Scientists at Research Institute for Health Science and Technologies (SABITA) developed a multifunctional nanoplatform to be used in diagnosis and treatment of cancer.
Success of the cancer treatment highly depends on the stage of the disease at the time of diagnosis. For instance, small size of micro tumors (< 1 cm) make diagnosis extremely challenging at the early stages of the disease. Besides, these invisible and/or drug-resistant micro tumors lead metastasis and reduce the life quality of the patient receiving traditional cancer treatments. Therefore, nanocarrier systems which detect and treat chemo-resistant micro tumors must be developed to prevent metastasis and/or recurrence of cancer. The system that offers diagnosis and treatment together are called theranostic. Theranostic systems are advantageous since they eliminate the side effects of traditional treatment methods. Gold nanoparticles (AuNPs) and FDA approved drug called Verteporfin draw attention as intrinsic theranostic agents due to their superior physical, biological and optical properties.
“It is crucial to develop new generation nanocarriers for early detection and treatment of micro tumors. Theranostic nanosystems are promising tools for future applications not only for cancer but also for many other pathological conditions. Our aim is to make imperceptible tumors visible to clinicians” said S. Sibel Erdem, Associate. Professor in the International School of Medicine, Department of Medical Biochemistry and a principal investigator on the study.
In this study, Assoc.

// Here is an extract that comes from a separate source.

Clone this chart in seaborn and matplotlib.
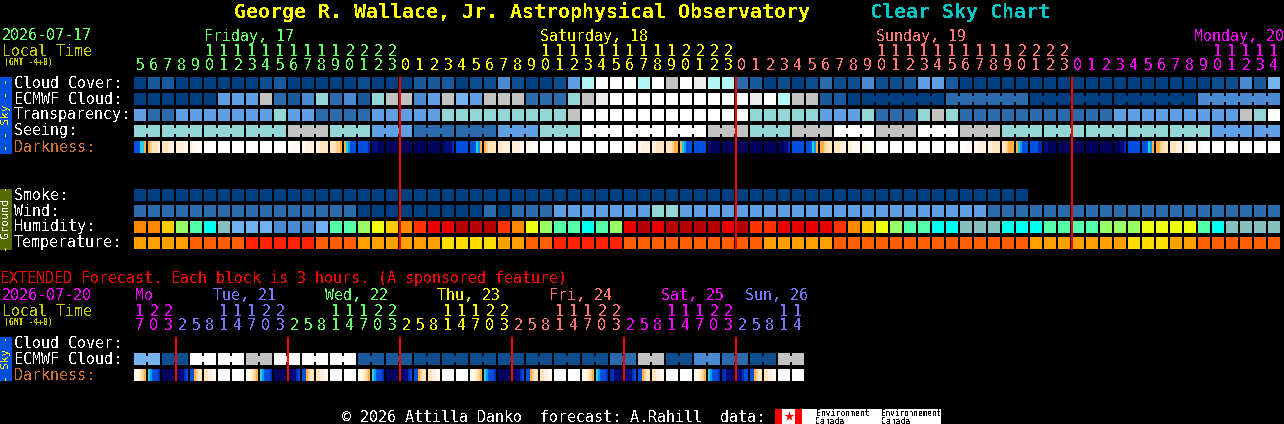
import numpy as np
import matplotlib
matplotlib.use('Agg')
import matplotlib.pyplot as plt
import seaborn as sns
from matplotlib.colors import ListedColormap

# sky rows, 0 = darkest blue .. 11 = white
CLOUD_COVER = [0, 2, 2, 0, 0, 0, 0, 0, 0, 1,
               2, 0, 0, 0, 0, 0, 1, 0, 0, 0,
               2, 2, 2, 0, 1, 1, 4, 1, 0, 0,
               1, 5, 8, 11, 11, 11, 8, 11, 9, 11,
               10, 8, 8, 3, 2, 0, 1, 0, 1, 3,
               1, 1, 4, 1, 1, 2, 5, 5, 2, 0,
               0, 0, 0, 0, 0, 0, 0, 0, 0, 0,
               0, 0, 0, 0, 0, 0, 0, 1, 1, 4,
               2, 6]
ECMWF_CLOUD = [0, 0, 0, 0, 0, 0, 5, 5, 5, 9,
               3, 2, 4, 7, 3, 4, 2, 7, 9, 9,
               4, 5, 9, 6, 5, 9, 9, 9, 3, 3,
               3, 7, 9, 10, 11, 11, 11, 11, 11, 11,
               11, 11, 11, 11, 10, 11, 8, 9, 9, 2,
               2, 0, 0, 0, 0, 0, 0, 0, 3, 3,
               3, 3, 3, 3, 0, 0, 0, 0, 0, 0,
               0, 0, 0, 0, 0, 0, 4, 4, 4, 4,
               4, 4]
ECMWF_RUNS = [1] * 52 + [6, 6, 6, 6, 6]
TRANSPARENCY = [5, 3, 3, 5, 5, 5, 5, 5, 5, 5,
                7, 5, 5, 3, 3, 3, 3, 5, 5, 5,
                5, 5, 7, 7, 7, 7, 7, 7, 7, 7,
                7, 9, 11, 11, 11, 11, 11, 11, 11, 11,
                11, 11, 11, 11, 7, 7, 7, 7, 7, 5,
                5, 5, 7, 3, 3, 3, 7, 9, 7, 3,
                3, 3, 3, 3, 3, 3, 3, 3, 3, 3,
                5, 5, 5, 5, 5, 5, 5, 5, 5, 9,
                7, 11]
SEEING_BLOCKS = [7, 7, 7, 7, 9, 7, 5, 3, 3, 5, 7, 11, 11, 11,
                 9, 7, 9, 11, 9, 11, 9, 7, 7, 7, 7, 7, 5, 5]
SEEING_RUNS = [2] + [3] * 26 + [2]
SMOKE = [0, 0, 0, 0, 0, 0, 0, 0, 0, 0, 0, 0, 0, 0, 0, 0,
         0, 0, 0, 0, 0, 0, 0, 0, 0, 0, 0, 0, 0, 0, 0, 0,
         0, 0, 0, 0, 0, 0, 0, 0, 0, 0, 0, 0, 0, 0, 0, 0,
         0, 0, 0, 0, 0, 0, 0, 0, 0, 0, 0, 0, 0, 0, 0, 0]
WIND = [3, 3, 3, 3, 3, 3, 3, 3, 3, 3,
        3, 3, 3, 3, 3, 3, 0, 0, 0, 0,
        0, 0, 0, 0, 0, 3, 0, 3, 3, 3,
        5, 5, 5, 5, 5, 5, 5, 7, 7, 5,
        5, 5, 5, 5, 5, 5, 5, 5, 5, 5,
        5, 5, 5, 5, 5, 5, 5, 5, 5, 5,
        5, 3, 3, 3, 3, 3, 3, 3, 3, 3,
        3, 3, 3, 3, 3, 3, 3, 3, 3, 3,
        3, 3]
HUMIDITY = [3, 3, 4, 6, 7, 8, 9, 10, 10, 10,
            11, 11, 11, 10, 7, 7, 6, 5, 4, 3,
            2, 1, 1, 0, 0, 0, 2, 3, 5, 6,
            7, 7, 8, 7, 6, 1, 0, 1, 0, 0,
            0, 0, 1, 0, 2, 2, 1, 1, 1, 1,
            2, 3, 4, 5, 6, 7, 7, 8, 8, 9,
            9, 9, 8, 8, 8, 7, 7, 7, 7, 6,
            6, 6, 5, 5, 5, 5, 7, 8, 9, 9,
            9, 9]
TEMPERATURE = [2, 2, 2, 2, 1, 1, 1, 1, 0, 0,
               0, 0, 0, 1, 1, 1, 2, 2, 2, 2,
               2, 2, 3, 3, 3, 3, 2, 2, 1, 1,
               0, 0, 0, 0, 0, 1, 1, 1, 1, 1,
               1, 1, 1, 1, 1, 2, 2, 2, 2, 2,
               1, 1, 1, 1, 1, 1, 1, 1, 1, 1,
               1, 1, 1, 1, 2, 2, 2, 2, 2, 2,
               2, 3, 3, 3, 2, 2, 1, 1, 1, 1,
               1, 1]
# six samples across each block, hex digit into DARK_COLORS
DARKNESS = ["888665", "543332", "333222", "222211", "211100",
            "000000", "000000", "000000", "000000", "000000", "000000",
            "001111", "112222", "223333", "333445", "567888", "888889",
            "aaabbb", "bbbbbb", "bbbbbb", "bbbbbb", "bbbbbb", "baaaa9",
            "888888", "888675", "543333", "332222", "222211", "111000",
            "000000", "000000", "000000", "000000", "000000", "000000",
            "000111", "112222", "223333", "333455", "567888", "888888",
            "abbbbb", "bbbbbb", "bbbbbb", "bbbbbb", "bbbbbb", "bbbaa9",
            "888888", "888675", "554333", "333222", "221111", "111000",
            "000000", "000000", "000000", "000000", "000000", "000000",
            "000111", "112222", "223333", "334555", "567888", "888899",
            "aabbbb", "bbbbbb", "bbbbbb", "bbbbbb", "bbbbbb", "bbbaa9",
            "888888", "888675", "554333", "333222", "221111", "110000",
            "000000", "000000", "000000", "000000", "000000"]
HOURS = [5, 6, 7, 8, 9, 10, 11, 12, 13, 14, 15, 16, 17, 18, 19, 20, 21, 22, 23,
         0, 1, 2, 3, 4, 5, 6, 7, 8, 9, 10, 11, 12, 13, 14, 15, 16, 17, 18, 19, 20, 21, 22, 23,
         0, 1, 2, 3, 4, 5, 6, 7, 8, 9, 10, 11, 12, 13, 14, 15, 16, 17, 18, 19, 20, 21, 22, 23,
         0, 1, 2, 3, 4, 5, 6, 7, 8, 9, 10, 11, 12, 13, 14]
DAY_RUNS = [19, 24, 24, 15]
DAY_COLORS = ['#66ff66', '#ffff00', '#ff7777', '#ff00ff']
DAY_NAMES = ['Friday, 17', 'Saturday, 18', 'Sunday, 19', 'Monday, 20']
DAY_X = [204, 540, 876, 1194]

# extended forecast
EXT_ECMWF_BLOCKS = [6, 1, 11, 11, 9, 11, 11, 11, 2, 2, 1, 1,
                    1, 1, 1, 1, 1, 3, 9, 1, 4, 3, 1, 9]
EXT_RUNS = [2] * 24
EXT_DARKNESS = ["111345", "678889", "bbbbbb", "bbaa98", "885433", "332211", "000000", "000000",
                "112345", "678889", "bbbbbb", "bbaa98", "885433", "332211", "000000", "000000",
                "112345", "678889", "bbbbbb", "bbaa98", "885433", "332211", "000000", "000000",
                "112345", "678889", "bbbbbb", "bbaa98", "885433", "332211", "000000", "000000",
                "112345", "678889", "99aabb", "baaa98", "885433", "332211", "000000", "000000",
                "112345", "678889", "99aabb", "baa988", "885433", "332211", "000000", "000000"]
EXT_HOURS = [17, 20, 23,
             2, 5, 8, 11, 14, 17, 20, 23,
             2, 5, 8, 11, 14, 17, 20, 23,
             2, 5, 8, 11, 14, 17, 20, 23,
             2, 5, 8, 11, 14, 17, 20, 23,
             2, 5, 8, 11, 14, 17, 20, 23,
             2, 5, 8, 11, 14]
EXT_DAY_RUNS = [3, 8, 8, 8, 8, 8, 5]
EXT_DAY_COLORS = ['#ff00ff', '#7777ff', '#66ff66', '#ffff00', '#ff7777', '#ff00ff', '#7777ff']
EXT_DAY_NAMES = ['Mo', 'Tue, 21', 'Wed, 22', 'Thu, 23', 'Fri, 24', 'Sat, 25', 'Sun, 26']
EXT_DAY_X = [135, 213, 325, 437, 549, 661, 745]

ROW_LABELS = ['Cloud Cover:', 'ECMWF Cloud:', 'Transparency:', 'Seeing:', 'Darkness:']
GROUND_LABELS = ['Smoke:', 'Wind:', 'Humidity:', 'Temperature:']
EXT_LABELS = ['Cloud Cover:', 'ECMWF Cloud:', 'Darkness:']

SKY_COLORS = ['#003f7f', '#0e4d8e', '#1a5a9c', '#2c6bab', '#4a8ad0', '#5f9fe3',
              '#76b4f0', '#94d5d5', '#b3f6f6', '#c2c2c2', '#ececec', '#ffffff']
HUMIDITY_COLORS = ['#b40000', '#e80000', '#ff3300', '#ff8800', '#ffcc00', '#eeff11',
                   '#99ff66', '#55ffaa', '#00ffee', '#84c0c0', '#70b0f0', '#4a8ad0']
TEMP_COLORS = ['#ff2200', '#ff5f00', '#ff9f00', '#ffdd00']
DARK_COLORS = ['#ffffff', '#fff9f0', '#fff0dc', '#ffe4bc', '#ffcf88', '#ffae40',
               '#20d0e0', '#0a9ae8', '#0050e0', '#0030b8', '#000e80', '#00045c']

W, H = 1284, 424
MONO = 'DejaVu Sans Mono'
sns.set_theme(style='dark')
plt.rcParams['text.antialiased'] = False
fig = plt.figure(figsize=(W / 100, H / 100), dpi=100, facecolor='black')


def to_grid(cells, runs=None):
    # one block is 6 columns plus a 1 column gap, 4 rows tall
    grid = np.full((4, 7 * len(cells)), np.nan)
    for i, samples in enumerate(cells):
        grid[:, 7 * i:7 * i + 6] = samples
    start = 0
    for run in runs or []:
        for k in range(start, start + run - 1):
            grid[1:3, 7 * k + 6] = cells[k]
        start += run
    return grid


def draw_row(top, grid, colors):
    ax = fig.add_axes([134 / W, 1 - (top + 12) / H, grid.shape[1] * 2 / W, 12 / H])
    sns.heatmap(grid, ax=ax, cmap=ListedColormap(colors), vmin=-0.5, vmax=len(colors) - 0.5,
                cbar=False, xticklabels=False, yticklabels=False)
    ax.axis('off')


def hex_cells(rows):
    return [[int(c, 16) for c in s] for s in rows]


draw_row(77, to_grid(CLOUD_COVER), SKY_COLORS)
draw_row(93, to_grid(ECMWF_CLOUD, ECMWF_RUNS), SKY_COLORS)
draw_row(109, to_grid(TRANSPARENCY), SKY_COLORS)
draw_row(125, to_grid(np.repeat(SEEING_BLOCKS, SEEING_RUNS).tolist(), SEEING_RUNS), SKY_COLORS)
draw_row(141, to_grid(hex_cells(DARKNESS)), DARK_COLORS)
draw_row(189, to_grid(SMOKE), SKY_COLORS)
draw_row(205, to_grid(WIND), SKY_COLORS)
draw_row(221, to_grid(HUMIDITY), HUMIDITY_COLORS)
draw_row(237, to_grid(TEMPERATURE), TEMP_COLORS)
draw_row(353, to_grid(np.repeat(EXT_ECMWF_BLOCKS, EXT_RUNS).tolist(), EXT_RUNS), SKY_COLORS)
draw_row(369, to_grid(hex_cells(EXT_DARKNESS)), DARK_COLORS)

# overlay in pixel coordinates for text and markers
ov = fig.add_axes([0, 0, 1, 1])
ov.set_xlim(0, W)
ov.set_ylim(H, 0)
ov.axis('off')


def txt(x, y, s, color='white', px=15, **kw):
    kw.setdefault('ha', 'left')
    ov.text(x, y, s, color=color, fontsize=px * 0.72, family=MONO, va='center', **kw)


def hour_labels(hours, runs, colors, y_tens, y_ones):
    day_colors = np.repeat(colors, runs)
    for i, (h, c) in enumerate(zip(hours, day_colors)):
        x = 140 + 14 * i
        txt(x, y_ones, str(h % 10), c, ha='center')
        if h >= 10:
            txt(x, y_tens, str(h // 10), c, ha='center')


txt(234, 12, 'George R. Wallace, Jr. Astrophysical Observatory', '#ffff00', px=20, weight='bold')
txt(870, 12, 'Clear Sky Chart', '#00c8c8', px=20, weight='bold')

txt(2, 36, '2026-07-17', DAY_COLORS[0])
txt(2, 51.5, 'Local Time', '#c8c800')
txt(4, 62, '(GMT -4+0)', '#c8c800', px=8, weight='bold')
for name, x, c in zip(DAY_NAMES, DAY_X, DAY_COLORS):
    txt(x, 36, name, c)
hour_labels(HOURS, DAY_RUNS, DAY_COLORS, 51, 65)

for lab, y in zip(ROW_LABELS, [83, 99, 115, 131, 147]):
    txt(14, y, lab, '#d07030' if lab == 'Darkness:' else 'white')
for lab, y in zip(GROUND_LABELS, [195, 211, 227, 243]):
    txt(14, y, lab)

txt(0, 278, 'EXTENDED Forecast. Each block is 3 hours. (A sponsored feature)', '#ff0000')
txt(2, 296, '2026-07-20', '#ff00ff')
txt(2, 312, 'Local Time', '#c8c800')
txt(4, 322, '(GMT -4+0)', '#c8c800', px=8, weight='bold')
for name, x, c in zip(EXT_DAY_NAMES, EXT_DAY_X, EXT_DAY_COLORS):
    txt(x, 296, name, c)
hour_labels(EXT_HOURS, EXT_DAY_RUNS, EXT_DAY_COLORS, 311, 326)
for lab, y in zip(EXT_LABELS, [343, 359, 375]):
    txt(14, y, lab, '#d07030' if lab == 'Darkness:' else 'white')

# side tabs
ov.fill_between([0, 12], 77, 154, color='#0050e0', lw=0)
ov.fill_between([0, 12], 189, 250, color='#556b00', lw=0)
ov.fill_between([0, 12], 337, 381, color='#0050e0', lw=0)
txt(6, 115, '- - Sky - -', '#ffff00', px=11, ha='center', rotation=90, rotation_mode='anchor')
txt(6, 219, '- Ground -', 'white', px=11, ha='center', rotation=90, rotation_mode='anchor')
txt(6, 359, '- Sky -', '#ffff00', px=11, ha='center', rotation=90, rotation_mode='anchor')

# midnight markers
ov.vlines([400, 736, 1072], 77, 250, color='#ff0000', lw=1.44)
ov.vlines([176, 288, 400, 512, 624, 736], 337, 381, color='#ff0000', lw=1.44)

# footer with logo
txt(342, 417, '\u00a9 2026 Attilla Danko  forecast: A.Rahill  data:')
ov.fill_between([775, 941], 409, 424, color='white', lw=0)
ov.fill_between([775, 782], 409, 424, color='#ff0000', lw=0)
ov.fill_between([795, 802], 409, 424, color='#ff0000', lw=0)
ov.scatter([788.5], [416], marker='*', s=55, color='#ff0000', lw=0)
txt(816, 413, 'Environment', 'black', px=8)
txt(816, 421, 'Canada', 'black', px=8)
txt(881, 413, 'Environnement', 'black', px=7.6)
txt(881, 421, 'Canada', 'black', px=8)

fig.savefig('out.png', dpi=100, facecolor='black')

Prof. S. Sibel Erdem and her research team employed AuNPs (for CT imaging and hyperthermia), Verteporfin (fluorescence imaging and photodynamic therapy agent) and D-α-Tocopherol succinate (for enhanced cellular uptake) to construct a fluorescent-based “off-on” multi-functional theranostic system. “Off-on” system is only visible and toxic when it is activated in cancer cells. Researchers developed a fluorescent-based theranostic agent which is selectively activated (“on”) in tumor region and is stayed in the inactive form (“off”) in healthy tissues. When the system’s “off-on” ability was tested in vitro, it was observed that 51% of the fluorescence was recovered as the system switched from “off” to “on” state. The results also showed that the phototoxicity of Verteporfin was doubled following the immobilization of it with surface modified AuNPs. Further modification of the system with lipophilic D-α-Tocopherol succinate enhanced the anti-tumor efficacy by causing four times more phototoxicity compared to Verteporfin alone.
Since the developed nanoplatform is capable of dual imaging (computed tomography and fluorescence) and dual treatment (PDT and hyperthermia), it offers superior imaging and combination therapy options for various types of fluorescent-based biological and biomedical applications. As a continuation of this work, Assoc. Prof. S. Sibel Erdem and her research team are working on the advancement of the system by incorporation of specific ligands and biomolecules to the developed nanoplatorm.